If you have been shopping around for diamonds, you may have come across Canadian diamonds. Often, they are branded as ‘premium’ items and are noticeably pricier than other, similar diamonds. Before paying more for a Canadian diamond, I suggest you read this full guide to Canadian diamonds so that you can decide for yourself if they are worth the extra money.
Diamonds were first discovered in Canada in the 1990’s, considerably later than other popular diamond mining regions such as South Africa (1867) and Sierra Leon (1930). In a way, this gave Canada a ‘clean slate’ to rewrite the troubled history of diamond mining and put in place strict regulations to protect people and places relating to the diamond mining.
The Canadian government enforces some of the toughest regulations which protect wildlife habitats. The discovery of the diamonds also led to a boom in fair labour jobs from which aboriginal communities have benefited; this has resulted in economic prosperity for the locals. Canadian diamonds are also easily tracked and sourced after purchase due to the strict auditing processes that are in place.
The perks are good but a personal pet hate is when Canadian diamonds are inexplicably marketed as better quality or ‘more beautiful’. Regardless of where it has been mined from, a diamond is only as good as the cut it is given and the clarity and color that is possesses. The notion that Canadian diamonds are somehow superior is completely misleading. People become enraptured with images of the glacial artic and assume the diamonds will somehow mirror this romantic image. A pretty notion, but not a helpful one when it comes to diamond buying.
A diamond with a cut grade of Very Good and above, a color grade of L or above, and a clarity grade of I2 and above can bear the Canadamark™. This is a really low bar to set. I wouldn’t recommend any of these grades for an engagement ring. The Canadamark™ ensures the integrity of the supply chain and although this is positive, it has absolutely no bearing on the appearance of the diamond. The programme shows the social benefits of the diamond mining industry and uses the mark to keep the price of diamonds as high as possible.
There are a great number of ethical and social benefits to buying Canadian diamonds, however it is worth noting that all diamonds from other regions now adhere to strict regulations and social responsibility schemes. Whiteflash and James Allen are great examples of this – you can read about Whiteflash’s social responsibility promise here and James Allen’s here. Since the introduction of the Kimberley Process in 2003, blood diamonds/conflict diamonds have become a thing of the past. The premium you pay on Canadian diamonds is not an indicator that they are more ethical than other diamonds on the market, simply that they are beneath the guise of a clever marketing scheme.
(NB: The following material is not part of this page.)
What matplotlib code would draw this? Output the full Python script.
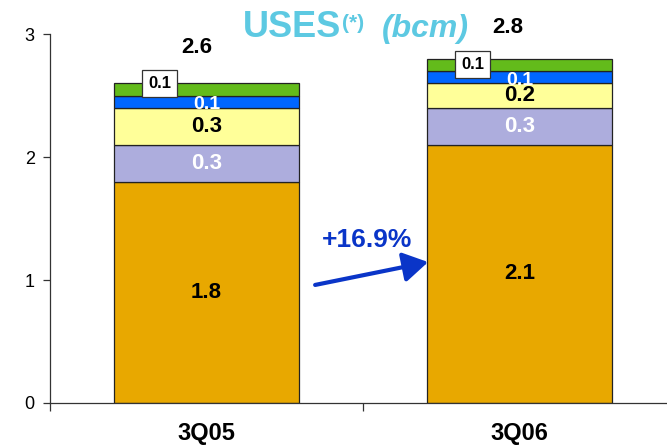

Canadian diamonds come in around 15%-20% more expensive than diamonds sourced elsewhere. Having debunked the myths about beauty, quality and ethics, you are probably wondering why Canadian diamonds carry this premium.
The conditions in the Northwest Territories makes the mining and transportation of the diamonds a big challenge. The first costs are in the specialized machinery that must be used to complete the process. The second reason is the high labour costs and additional tariffs put in place by the Canadian government to ensure the locals reap the benefits of the continuation of the mining. The final reason is because the core of Canadian diamond appeal is about transparency – the certificates and tracking mean that every step of this lengthy process must be audited and this costs money.
Although we can see where the additional costs are going, they do not benefit the buyer in any way, nor do they result in a better looking or more ethical diamond.
First, let’s look at this 1.00ct H-VS2 round brilliant diamond Canadamark™ diamond. The specs are good, I would have no issue with this diamond aesthetically. However, at $8,660 it is seriously overpriced.
Next, we have a 1.108ct H-VS2 round brilliant diamond from Whiteflash. It is part of the in-house A CUT ABOVE© range of super-ideal cut diamonds and it has perfect hearts and arrows patterning. The cut is beautiful and the overall performance of the diamond is superior. At $7,535 it is $1,125 cheaper than the Canadian diamond.
Although there is nothing wrong with the first diamond, it simply isn’t as well cut as the A CUT ABOVE© diamond and has priced itself out of the competition. Finding a high quality, Canadian diamond can be a challenge in itself, and when you do find one, be prepared to pay over the odds.
I feel that too many people buy Canadian diamonds for ethical reasons and this concerns me. Not only do these customers end up paying more, but this view taints the diamond market in general and is not accurate. A thorough understanding of the Kimberley Process should help put your mind at ease before purchasing your diamond.
If Canada is a significant place for you or your partner, you may consider looking for a Canadian diamond for personal and sentimental reasons. Beyond this, there is no measurable benefit to choosing Canadian diamonds and you will pay more.
Whatever diamonds you are considering, look beyond clever marketing and sales gimmicks. Choose a diamond based on its performance, not its source.